On Sunday, October 11th, I had the opportunity to go to The New York Botanical Gardens and visit the Frida Kahlo exhibit. It featured representations of Kahlo’s gardens, 14 of her exquisite paintings and sketches, and actual aspects from her studio where she painted some of her most famous still-lifes.
Out of the 14 pieces that were displayed in the main library, two featured painting were “Still Life with Watermelons” (1953) and “Sun and Life” (1947). These works made a major impact, because Kahlo’s detail is shown really well in the still life even though at this time, in 1953, her health was rapidly fading. “Sun and Life” was painted in 1947, one of her healthier years. This piece is a great depiction of the relationship between nature and life and displays Kahlo’s love for unique-looking flowers and plants.

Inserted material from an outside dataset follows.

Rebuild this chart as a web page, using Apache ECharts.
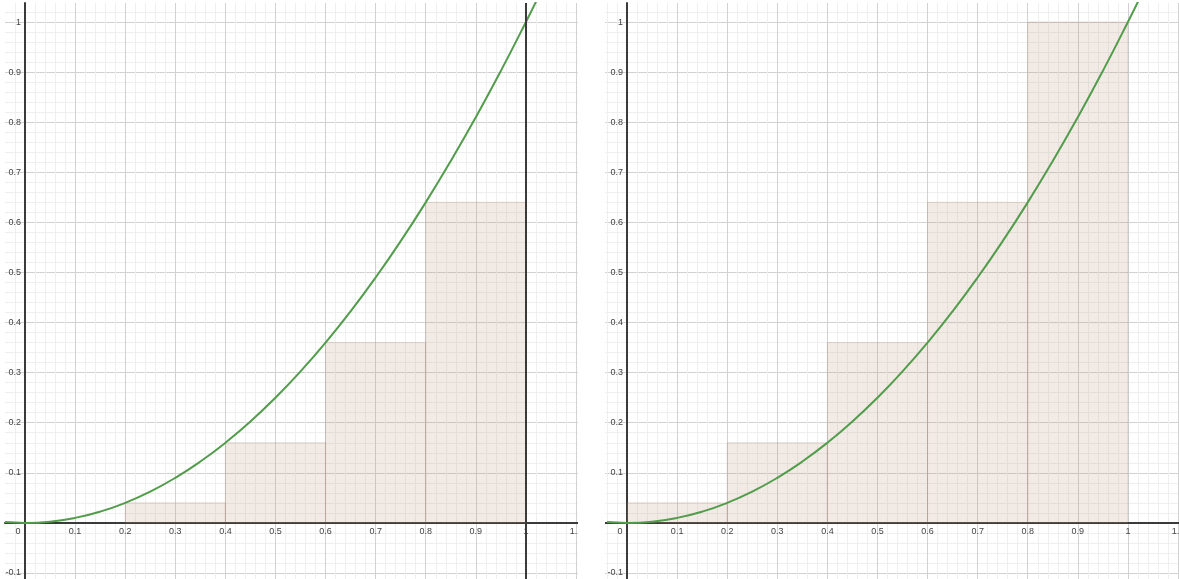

The most interesting aspect of looking at her paintings and sketches was noticing her craftsmanship and attention to detail dwindle down as the years went on. Kahlo’s death occurred July 13th, 1954. The last painting shown in this exhibit, called “Self-Portrait Inside a Sunflower”, was painted in 1954. Kahlo was close to her death at this point. There is very little detail in her face and almost none in the landscape in the background. Her health, at this time, did not allow her to be so particular and precise with her technique.
Besides her actual pieces of work, this exhibit also captured Kahlo’s living environment, the house where she grew up in, and her studio space built for her by her husband, Diego Rivera.
On one of the upper levels of the gardens was a representation of the plants, flowers, and fruits that inspired a majority of Kahlo’s still life paintings. One of my favorite parts of this section of the garden was the cactus fence. Along the side of one of the upper buildings stood 45-50 cacti all lined up in a fence-like form. The cactus fence was a significant trademark in Frida’s garden, she took a lot of pride in it and took care of the cacti to keep them alive and healthy. It was amazing to see much an iconic representation of such an important aspect of her garden in person.
In addition to the cactus fence, many other plants stood in the garden such as; agave, lilypads, and lady’s eardrops. The exhibit mentioned that Kahlo consistently had agave and cocoa plants planted in her garden in Mexico City. Seeing all of these plants up close and personal gave onlookers a newfound appreciation for her still life paintings and the time she invested into making them look so realistic.
Overall, the exhibit was something every Frida Kahlo lover and art enthusiast should get the chance to see. Looking at artists’ inspiration can give you a chance to get inside their heads and ask yourself, “What was this artist thinking when they painted this?” Looking at other artists’ muses can even give you some ideas of your own.
The exhibit is being held at The New York Botanical Gardens until November 1st, so if you have a free weekend I’d highly recommend this exhibit. It is definitely worth seeing.